Geraldo Alckimin foi intensamente mostrado pelos telejornais transmitidos aos cidadãos paulistas nos últimos dias. Mas nenhum jornalista, destes que se dizem isentos e que criticam o jornalismo chapa branca, ousou perguntar-lhe se ele estava usando o Black Bloc como uma cortina de fumaça para desviar a atenção do respeitável público da roubalheira tucana no Metrô. A palavra do governador de São Paulo é verdade, sempre que ele precisa ampliar a terra devastada ou impedir a construção da Política a imprensa cumpre sua função histórica de deslegitimar seus adversários. Curiosamente foi exatamente nesta semana de campanha jornalística contra as manifestações e seus defensores mascarados que um Procurador Federal arquivou apressadamente o processo aberto para investigar a referida roubalheira tucana no Metrô paulista. Coincidência?

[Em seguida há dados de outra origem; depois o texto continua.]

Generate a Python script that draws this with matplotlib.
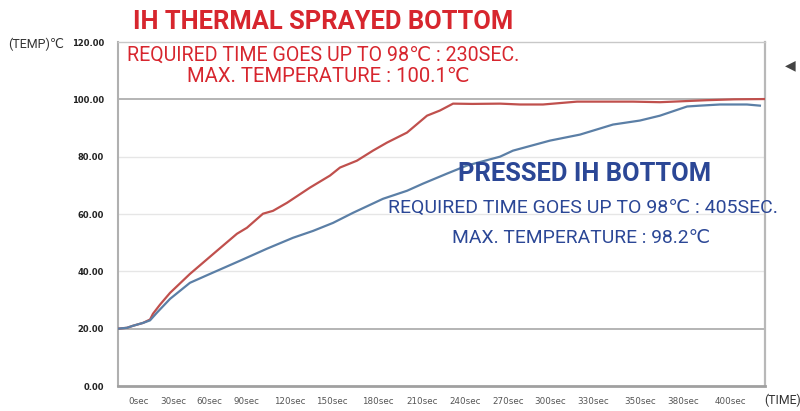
import matplotlib
matplotlib.use("Agg")
import matplotlib.pyplot as plt

# ---- data ----
red_time = [0, 5.8, 9.7, 16.2, 20.8, 22.7, 27.3, 33.8, 46.7, 64.3, 77.2, 83.7, 94.1, 100.6,
            109.7, 124.6, 137.6, 144.1, 155.1, 165.5, 174.6, 187.6, 200.6, 209.0, 217.5,
            230.0, 248.0, 261.0, 275.9, 298.0, 334.3, 351.8, 382.3, 400.0, 420.0]
red_temp = [20.0, 20.3, 21.0, 22.0, 23.2, 25.2, 28.4, 32.5, 39.1, 47.2, 53.1, 55.2, 60.1, 61.1,
            63.9, 69.2, 73.4, 76.2, 78.6, 82.1, 84.9, 88.4, 94.3, 96.1, 98.5,
            98.4, 98.5, 98.2, 98.2, 99.2, 99.2, 99.0, 99.7, 100.0, 100.1]

blue_time = [0, 5.8, 9.7, 16.2, 20.8, 25.3, 33.8, 46.7, 59.7, 79.2, 96.7, 113.6, 126.6, 139.6,
             152.5, 172.0, 187.6, 198.0, 213.6, 226.5, 248.0, 256.4, 280.4, 299.9, 321.3,
             338.8, 351.8, 369.4, 377.8, 390.8, 408.3, 416.7]
blue_temp = [20.0, 20.3, 21.0, 22.0, 22.9, 25.6, 30.4, 36.0, 39.1, 43.7, 47.9, 51.7, 54.1, 56.9,
             60.4, 65.3, 68.1, 70.6, 74.1, 76.9, 80.0, 82.1, 85.6, 87.7, 91.2,
             92.6, 94.3, 97.5, 97.8, 98.2, 98.2, 97.8]

y_ticks = [0, 20, 40, 60, 80, 100, 120]
x_tick_labels = ["0sec", "30sec", "60sec", "90sec", "120sec", "150sec", "180sec", "210sec",
                 "240sec", "270sec", "300sec", "330sec", "350sec", "380sec", "400sec"]
x_tick_pos = [13.6, 35.7, 59.1, 83.7, 111.7, 138.9, 168.8, 197.3, 225.2, 253.2,
              280.4, 308.3, 338.9, 366.8, 397.3]

red_title = "IH THERMAL SPRAYED BOTTOM"
red_line1 = "REQUIRED TIME GOES UP TO 98℃ : 230SEC."
red_line2 = "MAX. TEMPERATURE : 100.1℃"
blue_title = "PRESSED IH BOTTOM"
blue_line1 = "REQUIRED TIME GOES UP TO 98℃ : 405SEC."
blue_line2 = "MAX. TEMPERATURE : 98.2℃"

FAM = ["Roboto", "DejaVu Sans"]
RED_TXT = "#d7262e"
BLUE_TXT = "#2b4796"

fig = plt.figure(figsize=(8.0, 4.11), dpi=100)
fig.patch.set_facecolor("white")
ax = fig.add_axes([118 / 800, 25 / 411, 647 / 800, 344 / 411])

# gridlines
for v in y_ticks:
    if v in (20, 100, 120):
        ax.axhline(v, color="#b4b4b4", lw=1.4, zorder=1)
    elif v != 0:
        ax.axhline(v, color="#e6e6e6", lw=1.0, zorder=1)

ax.plot(red_time, red_temp, color="#c0504d", lw=1.6, zorder=3)
ax.plot(blue_time, blue_temp, color="#5b7fa6", lw=1.6, zorder=3)

ax.set_xlim(0, 420)
ax.set_ylim(0, 120)
ax.set_yticks(y_ticks)
ax.set_yticklabels([f"{v:.2f}" for v in y_ticks], fontsize=6, fontweight="bold",
                   color="#222222", family="DejaVu Sans")
ax.set_xticks(x_tick_pos)
ax.set_xticklabels(x_tick_labels, fontsize=6.3, color="#555555", family="DejaVu Sans")
ax.tick_params(axis="both", length=0)
ax.tick_params(axis="y", pad=10)
ax.tick_params(axis="x", pad=8)

for s, c, w in (("left", "#b0b0b0", 1.5), ("bottom", "#a0a0a0", 2.0),
                ("right", "#b8b8b8", 1.6), ("top", "#c8c8c8", 1.0)):
    ax.spines[s].set_color(c)
    ax.spines[s].set_linewidth(w)

# texts (figure pixel coordinates -> fraction)
def ft(x, y, s, **kw):
    fig.text(x / 800, 1 - y / 411, s, family=FAM, **kw)

ft(8, 44, "(TEMP)℃", fontsize=9, color="#333333", ha="left", va="center")
ft(764, 400, "(TIME)", fontsize=8.8, color="#333333", ha="left", va="center")
ft(790, 65, "◀", fontsize=10, color="#444444", ha="center", va="center")

ft(323, 22, red_title, fontsize=18.4, fontweight="bold", color=RED_TXT, ha="center", va="center")
ft(323, 55, red_line1, fontsize=14.1, color=RED_TXT, ha="center", va="center")
ft(328, 77, red_line2, fontsize=14.6, color=RED_TXT, ha="center", va="center")

ft(585, 174, blue_title, fontsize=18.4, fontweight="bold", color=BLUE_TXT, ha="center", va="center")
ft(583, 208, blue_line1, fontsize=14.0, color=BLUE_TXT, ha="center", va="center")
ft(581, 238, blue_line2, fontsize=13.9, color=BLUE_TXT, ha="center", va="center")

fig.savefig("out.png", dpi=100)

Ninguém pode dizer que os donos das empresas de comunicação não cuidam bem de seus próprios interesses ao preservar a terra devastada no país. No Brasil são poucas as famílias que controlam a mídia. As bandas de TV e de rádio são públicas e exploradas por particulares mediante concessão, mas nenhum governo jamais ousou revogar o direito de exploração ao dono de um canal de TV. Nem mesmo a Rede Globo, que deve bilhões de reais de impostos ao Estado, teme ver cassado seu sagrado direito de continuar transmitindo propaganda contra a expansão do espaço político. Ao contrário da Argentina, que fez aprovar uma Lei de Meios para combater o monopólio na imprensa, o Brasil continua tratando liberdade de empresa como se fosse liberdade de imprensa (sobre este assunto vide http://www.observatoriodaimprensa.com.br/news/view/a_liberdade_de_imprensa_e_a_liberdade_de_empresa ).
O momento de legitimar a Política no Brasil chegou. Chega de mais do mesmo, cansamos desta história infame de maior repressão policial. O governo tem que enfrentar os monopólios de mídia para reduzir a terra devastada que segue tomando conta do nosso país.